O episódio chegou a ser citado na Bíblia, no segundo Livro dos Reis (18:13-14), narrando um pagamento forçado após a invasão assíria de Judá.
“Então Ezequias, rei de Judá, enviou ao rei da Assíria, a Laquis, dizendo: Pequei; retira-te de mim; tudo o que me impuseres suportarei. Então o rei da Assíria impôs a Ezequias, rei de Judá, trezentos talentos de prata e trinta talentos de ouro.”
Mesmo que o achado não contenha um nome de destinatário, as evidências cronológicas apontam para os reinados de Ezequias, Manassés ou Josias.
“Este pequeno fragmento abre uma janela inédita para as relações diplomáticas e fiscais entre Jerusalém e o império mais poderoso de seu tempo”, pontuou a arqueóloga Ayala Silberstein, diretora da escavação pela IAA.
Fragmento da cobrança foi descoberto sem querer
O objeto histórico, encontrado por Moria Cohen, responsável pelas escavações no Parque Nacional Emek Tzurim, foi descoberto de maneira inesperada.
“Eu estava peneirando a terra quando vi um pedaço de cerâmica com um padrão estranho. Ao perceber que era escrita cuneiforme, comecei a gritar de empolgação. Saber que fui a primeira pessoa a tocar esse fragmento em 2.700 anos é indescritível”.
O solo que estava sendo analisado era de uma estrutura colapsada do Período do Primeiro Templo (séculos 8 a.C. e 7 a.C.), antes de ser coberta pelas construções do Segundo Templo. Essa é uma das localizações mais próximas já escavadas do Monte do Templo – e reforça a oficialidade do achado.

“Isso confirma que a mensagem foi enviada de uma capital assíria, e não produzida em Jerusalém”, explicou a especialista, após exames constatarem que o fragmento de cerâmica não é de origem local.
O objeto provém da bacia do rio Tigre, região onde ficavam localizados os centros da Assíria, como Nínive, Assur e Nimrud.
“Estamos diante de um documento oficial que viajou centenas de quilômetros, possivelmente contendo ordens fiscais diretas do palácio imperial”, completou Cohen.
A equipe responsável por achar o objeto de mais de 2 mil anos atrás reforça que este é, até o momento, o único registro assírio da época do Primeiro Templo encontrado em Jerusalém.
“Sabíamos, por textos descobertos na Assíria, que emissários de Judá visitavam a corte imperial. Mas esta é a primeira prova concreta de comunicação no sentido inverso, da Assíria para Jerusalém”, disse Zilberg.

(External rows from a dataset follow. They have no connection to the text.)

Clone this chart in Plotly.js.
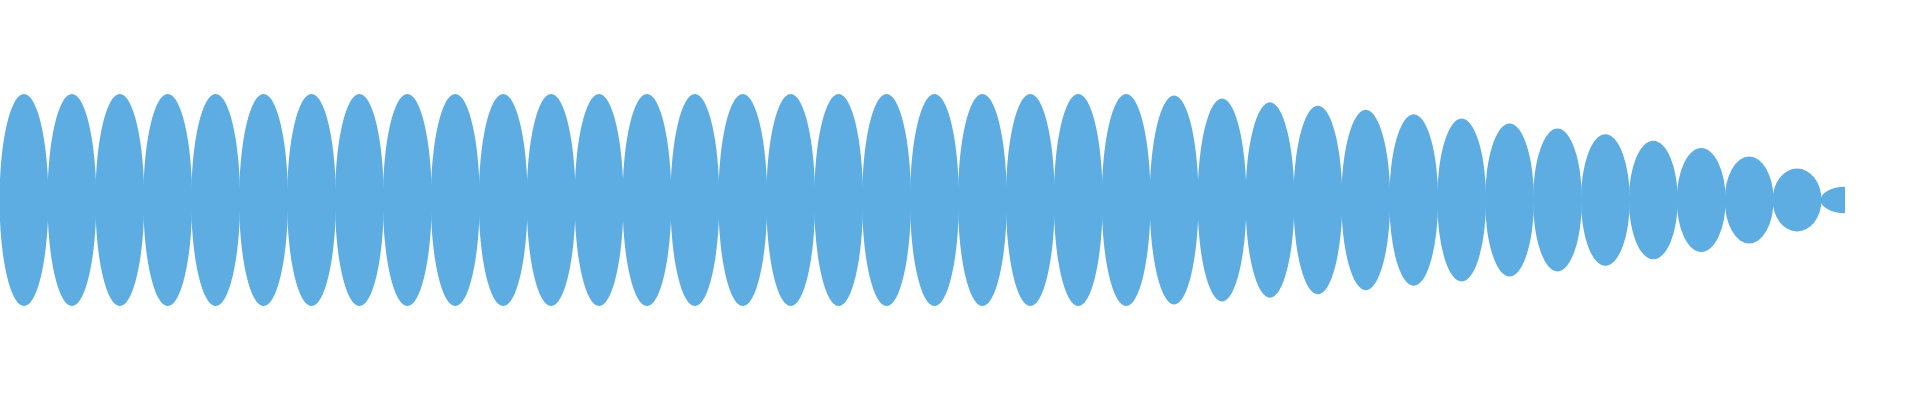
<!DOCTYPE html>
<html>
<head>
<meta charset="utf-8">
<script src="https://cdn.plot.ly/plotly-3.0.1.min.js"></script>
<style>
  html, body { margin: 0; padding: 0; background: #fff; }
</style>
</head>
<body>
<div id="wave" style="width:1920px;height:400px;"></div>
<script>
// position of each lobe on the x axis
const lobes = [
  0, 1, 2, 3, 4, 5, 6, 7, 8, 9,
  10, 11, 12, 13, 14, 15, 16, 17, 18, 19,
  20, 21, 22, 23, 24, 25, 26, 27, 28, 29,
  30, 31, 32, 33, 34, 35, 36, 37, 38,
];

// half-height of each lobe (a full lobe is 1)
const amplitude = [
  1, 1, 1, 1, 1, 1, 1, 1, 1, 1,
  1, 1, 1, 1, 1, 1, 1, 1, 1, 1,
  1, 1, 1, 1, 0.986, 0.957, 0.922, 0.89, 0.851, 0.809,
  0.769, 0.722, 0.674, 0.62, 0.559, 0.491, 0.41, 0.297, 0.125,
];

const lobeHalfWidth = 0.51;
const fillColor = '#5dade2';

const shapes = lobes.map((x, i) => ({
  type: 'circle',
  xref: 'x',
  yref: 'y',
  x0: x - lobeHalfWidth,
  x1: x + lobeHalfWidth,
  y0: -amplitude[i],
  y1: amplitude[i],
  fillcolor: fillColor,
  line: { width: 0 },
  layer: 'above',
}));

const layout = {
  width: 1920,
  height: 400,
  margin: { l: 0, r: 75, t: 0, b: 0 },
  paper_bgcolor: '#fff',
  plot_bgcolor: '#fff',
  showlegend: false,
  xaxis: {
    range: [-0.5, 38],
    visible: false,
    showgrid: false,
    zeroline: false,
  },
  yaxis: {
    range: [-1.887, 1.887],
    visible: false,
    showgrid: false,
    zeroline: false,
  },
  shapes: shapes,
};

const config = {
  displayModeBar: false,
  staticPlot: true,
};

Plotly.newPlot('wave', [], layout, config);
</script>
</body>
</html>
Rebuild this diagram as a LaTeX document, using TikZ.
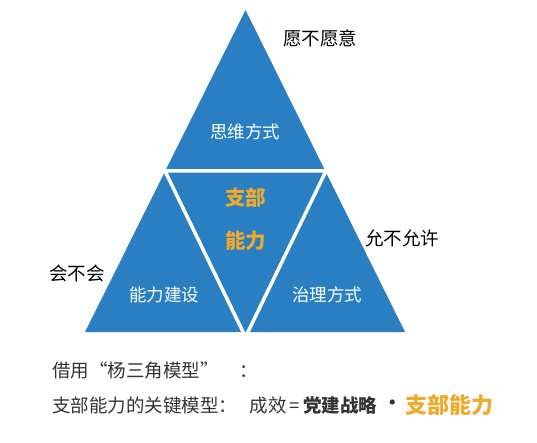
\documentclass[tikz,border=0pt]{standalone}
\usepackage{fontspec}
\setmainfont{Noto Sans CJK SC}
\usetikzlibrary{positioning}
\definecolor{triblue}{HTML}{2A7FC2}
\definecolor{keygold}{HTML}{EFA92B}
\definecolor{textgray}{HTML}{333333}
\tikzset{
  part/.style={text=white, font=\fontsize{17.5}{19}\selectfont},
  core/.style={text=keygold, font=\fontsize{20.5}{22}\selectfont\bfseries},
  remark/.style={text=black, font=\fontsize{18.5}{20}\selectfont},
  caption/.style={text=textgray, font=\fontsize{18.5}{20}\selectfont, anchor=west}
}
\begin{document}
\begin{tikzpicture}[x=1pt, y=-1pt, inner sep=0pt]
  \useasboundingbox (0,0) rectangle (537,443);
  % big triangle, then the upside-down one in the middle
  \fill[triblue] (245.5,10) -- (405,332) -- (85,332) -- cycle;
  \filldraw[fill=triblue, draw=white, line width=3.5pt] (165,171) -- (326,171) -- (245.5,337) -- cycle;

  \node[part] (mind) at (245,132) {思维方式};
  \node[part] (build) at (164,295) {能力建设};
  \node[part] (rule) at (327,295) {治理方式};
  \node[core] (branch) at (245.5,198) {支部};
  \node[core] (power) at (245.5,241) {能力};

  \node[remark] (willing) at (320,38) {愿不愿意};
  \node[remark] (allow) at (402,238) {允不允许};
  \node[remark] (able) at (77,273) {会不会};

  \node[caption] (borrow) at (52,370) {借用“杨三角模型”\hspace{1.1em}：};
  \node[caption] (model) at (52,405) {支部能力的关键模型：};
  \node[caption, right=12pt of model] (effect) {成效\,=\,\textbf{党建战略}};
  \node[caption, right=6pt of effect] (dot) {\textbf{•}};
  \node[caption, right=3pt of dot, text=keygold, font=\fontsize{22}{24}\selectfont\bfseries] (goal) {支部能力};
\end{tikzpicture}
\end{document}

O fragmento reforça o caráter político e internacional de Jerusalém no século 7 a.C, cidade que, não à toa, abrigava um centro de altos funcionários e ministros na encosta perto do Templo.
O artefato é “uma lanterna na névoa da história”, segundo Zilberg. “Essas inscrições lançam uma luz precisa sobre um ponto quase invisível do passado. É um momento emocionante para a arqueologia bíblica e para o estudo do antigo Oriente Próximo”, completou.